Александр Володин
Иной раз для того, чтобы понять писателя, достаточно побывать у него дома. Посмотреть, как расставлена мебель, где он работает, где отдыхает, ходят ли домочадцы на цыпочках в то время, когда он пишет, или же вокруг кружит скандал, в воздухе летают разной тяжести предметы, а он, не обращая внимания ни на что, творит «нетленку».
Однажды Владимир Меклер пришел домой к Александру Володину поснимать его в неофициальной обстановке.
— Где вы обычно пишете? — спросил фотограф, машинально просчитывая, хватит ли света для полноценной съемки. Хотелось сделать портрет писателя за работой, так, как это происходит на самом деле, а не как придумает чудак-фотограф.
— Да вот тут, на диванчике и...
— А как?
— На левом боку, лежа, — пояснил Александр Моисеевич и с готовностью улегся.
— А почему именно так?
Оказалось, что Володин воевал и с войны у него в теле остался осколок, который не позволял хотя бы не много сменить позу. Из-за неподвижного положения тело постоянно ныло, но это было еще не страшно. Хуже, если о себе напоминал опасный трофей. Боль от неправильного движения, боль от лежания без движения…

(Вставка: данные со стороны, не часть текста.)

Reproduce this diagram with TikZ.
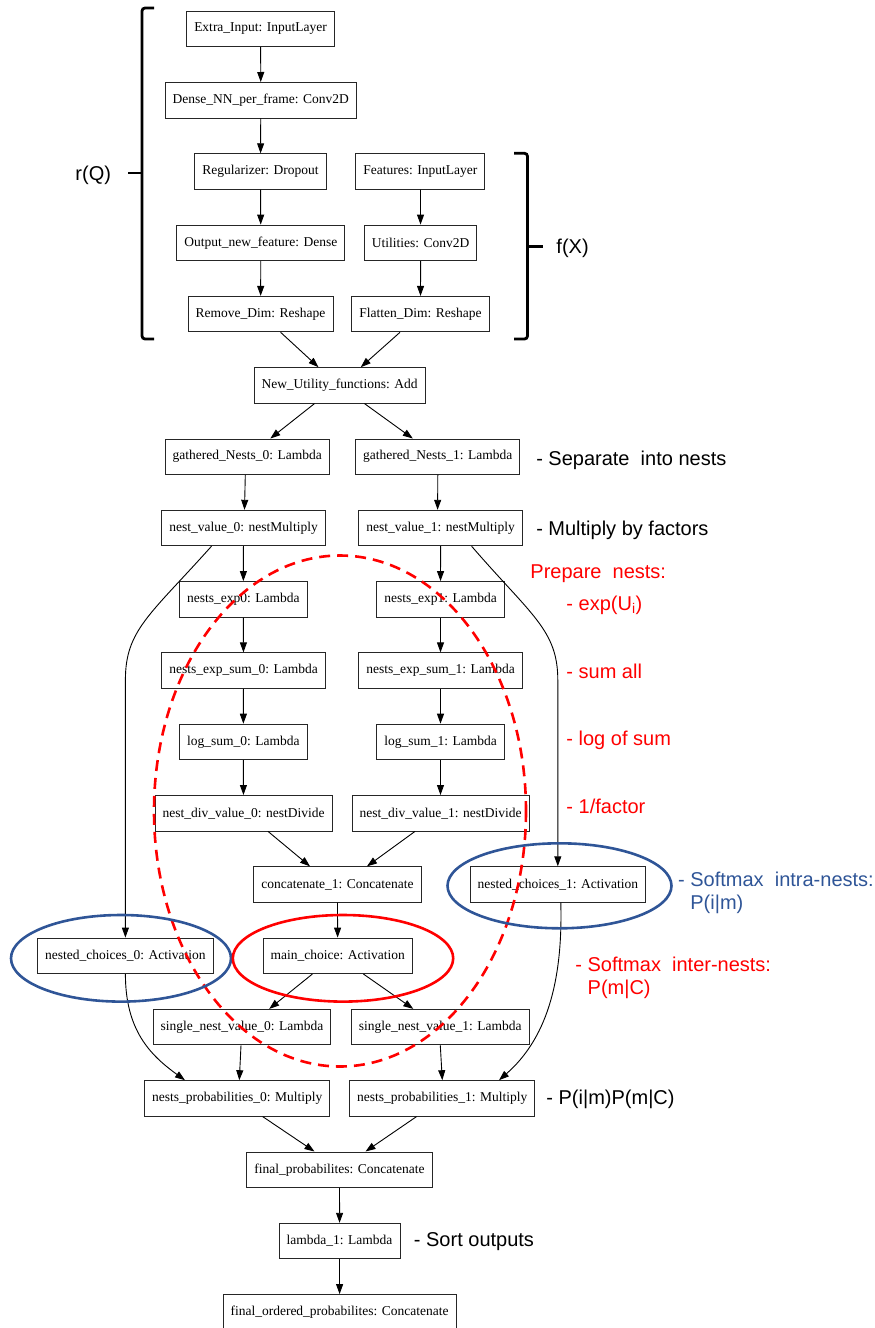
\documentclass[tikz,border=0pt]{standalone}
\usepackage{fontspec}
\setmainfont{Liberation Serif}
\newfontfamily\notefont{Liberation Sans}
\usepackage{tikz}
\usetikzlibrary{shapes,arrows.meta,positioning,calc}
\definecolor{nestblue}{RGB}{47,85,151}
\tikzstyle{layer} = [draw=black!85,rectangle,inner xsep=7.5pt,inner ysep=0pt,minimum height=35.5pt,font=\fontsize{13.5}{16}\selectfont]
\tikzstyle{note} = [anchor=west,inner sep=0pt,align=left,font=\notefont\fontsize{20}{23.5}\selectfont]
\tikzstyle{bracket} = [line width=2.8pt,rounded corners=3pt]
\tikzstyle{ring} = [line width=2.6pt]
\tikzset{>={Triangle[length=10pt,width=7pt]}}

\begin{document}
\begin{tikzpicture}[x=1pt,y=-1pt,line width=0.9pt]
    \useasboundingbox (0,0) rectangle (875,1328);
    % layers
    \node [layer] (extra) at (260.6,28.9) {Extra\_Input: InputLayer};
    \node [layer] (dense) at (260.8,100.2) {Dense\_NN\_per\_frame: Conv2D};
    \node [layer] (reg) at (260.5,171.5) {Regularizer: Dropout};
    \node [layer] (feat) at (420.4,171.5) {Features: InputLayer};
    \node [layer] (outfeat) at (260.8,242.8) {Output\_new\_feature: Dense};
    \node [layer] (util) at (420.6,242.8) {Utilities: Conv2D};
    \node [layer] (remdim) at (260.6,314.1) {Remove\_Dim: Reshape};
    \node [layer] (flatdim) at (420.5,314.1) {Flatten\_Dim: Reshape};
    \node [layer] (newutil) at (339.5,385.4) {New\_Utility\_functions: Add};
    \node [layer] (gath0) at (247.3,456.7) {gathered\_Nests\_0: Lambda};
    \node [layer] (gath1) at (437.8,456.7) {gathered\_Nests\_1: Lambda};
    \node [layer] (nval0) at (243.5,528) {nest\_value\_0: nestMultiply};
    \node [layer] (nval1) at (440.6,528) {nest\_value\_1: nestMultiply};
    \node [layer] (exp0) at (243.3,599.3) {nests\_exp0: Lambda};
    \node [layer] (exp1) at (440.5,599.3) {nests\_exp1: Lambda};
    \node [layer] (esum0) at (243.5,670.6) {nests\_exp\_sum\_0: Lambda};
    \node [layer] (esum1) at (440.5,670.6) {nests\_exp\_sum\_1: Lambda};
    \node [layer] (lsum0) at (243.3,741.9) {log\_sum\_0: Lambda};
    \node [layer] (lsum1) at (440.5,741.9) {log\_sum\_1: Lambda};
    \node [layer] (ndiv0) at (243.5,813.2) {nest\_div\_value\_0: nestDivide};
    \node [layer] (ndiv1) at (440.5,813.2) {nest\_div\_value\_1: nestDivide};
    \node [layer] (concat) at (337.4,884.5) {concatenate\_1: Concatenate};
    \node [layer] (nch1) at (557.8,884.5) {nested\_choices\_1: Activation};
    \node [layer] (nch0) at (125.4,955.8) {nested\_choices\_0: Activation};
    \node [layer] (mainch) at (337.7,955.8) {main\_choice: Activation};
    \node [layer] (snv0) at (242,1027.1) {single\_nest\_value\_0: Lambda};
    \node [layer] (snv1) at (440.3,1027.1) {single\_nest\_value\_1: Lambda};
    \node [layer] (np0) at (237.3,1098.4) {nests\_probabilities\_0: Multiply};
    \node [layer] (np1) at (442.3,1098.4) {nests\_probabilities\_1: Multiply};
    \node [layer] (finprob) at (339.5,1169.7) {final\_probabilites: Concatenate};
    \node [layer] (lam) at (339.6,1241) {lambda\_1: Lambda};
    \node [layer] (finord) at (339.6,1312.3) {final\_ordered\_probabilites: Concatenate};
    % connections
    \draw [->] (extra) -- (dense);
    \draw [->] (dense) -- (reg);
    \draw [->] (reg) -- (outfeat);
    \draw [->] (outfeat) -- (remdim);
    \draw [->] (feat) -- (util);
    \draw [->] (util) -- (flatdim);
    \draw [->] ([xshift=20pt]remdim.south) -- ([xshift=-21pt]newutil.north);
    \draw [->] ([xshift=-20.5pt]flatdim.south) -- ([xshift=21.3pt]newutil.north);
    \draw [->] ([xshift=-25pt]newutil.south) -- ([xshift=23pt]gath0.north);
    \draw [->] ([xshift=25pt]newutil.south) -- ([xshift=-25pt]gath1.north);
    \draw [->] ([xshift=-2pt]gath0.south) -- ([xshift=1pt]nval0.north);
    \draw [->] (gath1.south) -- ([xshift=-3pt]nval1.north);
    \draw [->] (nval0) -- (exp0);
    \draw [->] (exp0) -- (esum0);
    \draw [->] (esum0) -- (lsum0);
    \draw [->] (lsum0) -- (ndiv0);
    \draw [->] (nval1) -- (exp1);
    \draw [->] (exp1) -- (esum1);
    \draw [->] (esum1) -- (lsum1);
    \draw [->] (lsum1) -- (ndiv1);
    \draw [->] ([xshift=-32pt]nval0.south) .. controls (150,615) and (125.4,630) .. (125.4,680) -- (nch0.north);
    \draw [->] ([xshift=31pt]nval1.south) .. controls (531,615) and (557.8,630) .. (557.8,680) -- (nch1.north);
    \draw [->] ([xshift=24.5pt]ndiv0.south) -- ([xshift=-27.4pt]concat.north);
    \draw [->] ([xshift=-25.5pt]ndiv1.south) -- ([xshift=29.6pt]concat.north);
    \draw [->] (concat) -- (mainch);
    \draw [->] ([xshift=-25.3pt]mainch.south) -- ([xshift=27.2pt]snv0.north);
    \draw [->] ([xshift=25.7pt]mainch.south) -- ([xshift=-27pt]snv1.north);
    \draw [->] ([xshift=-1pt]snv0.south) -- ([xshift=2pt]np0.north);
    \draw [->] (snv1.south) -- (np1.north);
    \draw [->] (nch0.south) .. controls (125.4,1030) and (150,1055) .. ([xshift=-52.3pt]np0.north);
    \draw [->] ([xshift=3pt]nch1.south) .. controls (563,985) and (545,1040) .. ([xshift=56.7pt]np1.north);
    \draw [->] ([xshift=25.4pt]np0.south) -- ([xshift=-25pt]finprob.north);
    \draw [->] ([xshift=-25.8pt]np1.south) -- ([xshift=26pt]finprob.north);
    \draw [->] (finprob) -- (lam);
    \draw [->] (lam) -- (finord);
    % brackets
    \draw [bracket] (154,8) -- (142,8) -- (142,339) -- (154,339);
    \draw [bracket] (142,173) -- (128,173);
    \draw [bracket] (514,153.3) -- (527.5,153.3) -- (527.5,339) -- (514,339);
    \draw [bracket] (527.5,246.7) -- (543,246.7);
    \node [note] (rq) at (75,175) {r(Q)};
    \node [note] (fx) at (556,248) {f(X)};
    % notes
    \node [note] (sep) at (535.8,460) {- Separate\ \ into nests};
    \node [note] (mult) at (535.8,530) {- Multiply by factors};
    \node [note,red] (prep) at (530,574) {Prepare\ \ nests:};
    \node [note,red] (nexp) at (566,605) {- exp(U\textsubscript{i})};
    \node [note,red] (nsum) at (566,671.7) {- sum all};
    \node [note,red] (nlog) at (566,740) {- log of sum};
    \node [note,red] (nfac) at (566,806.7) {- 1/factor};
    \node [note,nestblue] (intra) at (677.7,893) {- Softmax\ \ intra-nests:\\\phantom{- }P(i|m)};
    \node [note,red] (inter) at (575,978) {- Softmax\ \ inter-nests:\\\phantom{- }P(m|C)};
    \node [note] (prod) at (546,1099) {- P(i|m)P(m|C)};
    \node [note] (sort) at (413.5,1241.7) {- Sort outputs};
    % rings
    \draw [ring,red,dash pattern=on 11pt off 7pt] (340,811) ellipse [x radius=186,y radius=255.5];
    \draw [ring,nestblue] (559.5,885.8) ellipse [x radius=112,y radius=42.5];
    \draw [ring,nestblue] (121,958.3) ellipse [x radius=110,y radius=43.3];
    \draw [ring,red] (343,958.3) ellipse [x radius=110.2,y radius=43.3];
\end{tikzpicture}
\end{document}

— Володин вообще был невероятно чувствительным и восприимчивым человеком, — рассказывает Владимир Меклер, — что бы ни случилось, он все проводил через себя, невероятно переживал неуспех, непонимание, переживал за друзей и за совершенно незнакомых людей. Все — через боль. Должно быть, потому он и пил, чтобы хоть ненадолго притупить эту боль.
Одной крови
— Как вы находили общий язык с хищниками? Всегда почему-то думалось, что утверждение «Мы с тобой одной крови» звери предпочитают проверять на вкус, — пристаю я с расспросами к Борису Федоровичу*.
— Очень просто. Для того чтобы поладить с хищником, неважно лев это, тигр или собака, с ним нужно поваляться по полу. Очень просто!
— Действительно просто, — картинно представила себе, как буду валяться рядом, скажем, с волчицей… м-да.
Мир со стертыми гранями
Должно быть, от сидения за компьютером начало портиться зрение. Кто-то говорил, что с годами появится дальнозоркость. Но дальнозоркость пока еще не дает о себе знать, зато близорукость…
Мой мир — мир с нечеткими контурами и полустертыми границами – постепенно исчезает, погружаясь в туман.
Решила поправить положение, купила линзы. И тут же разочарование. Лица близких мне людей все прочерчены, прорезаны морщинками, на любимых шторах пятна, на улицах мусор, на стенах подонковатые надписи.
Вынула линзы — чудо. Вновь нежные краски. Вместо метро — подземный дворец, взамен неухоженного парка — королевский лес. А люди, вы бы видели людей! Их лица! Какие это красивые вдохновленные лица. Какие благородные и прекрасные!
Никогда больше не воспользуюсь линзами. К чему мне этот чужой, злой, некрасивый мир со всеми его омерзительными подробностями?
Улица имени меня
В советское время полярные летчики были фигурами культовыми, их именами прижизненно называли улицы. В честь полярного летчика Валентина Ивановича Аккуратова в Питере тоже есть улица, недалеко от станции метро «Удельная». То есть сейчас там построили метро. А тогда это была жуткая окраина города, добираться туда было очень далеко и неудобно.
Когда Аккуратов приезжал в город, он традиционно звонил Балабухе, и тогда же звучала историческая фраза: «Поехали на улицу имени меня».
«Мы отправлялись туда, отмечали встречу в одной и той же пивнушке и возвращались обратно, — рассказывает Андрей Дмитриевич. — Неважно, что приходилось тащиться через весь город. Главное, ритуал был соблюден».
«Поехали на улицу имени меня» — это было красиво!!!
*Сергеев Борис Федорович. Родился в 1934 г. Окончил 1-й Ленинградский медицинский институт им. академика И.П. Павлова. Доктор биологических наук. Писатель.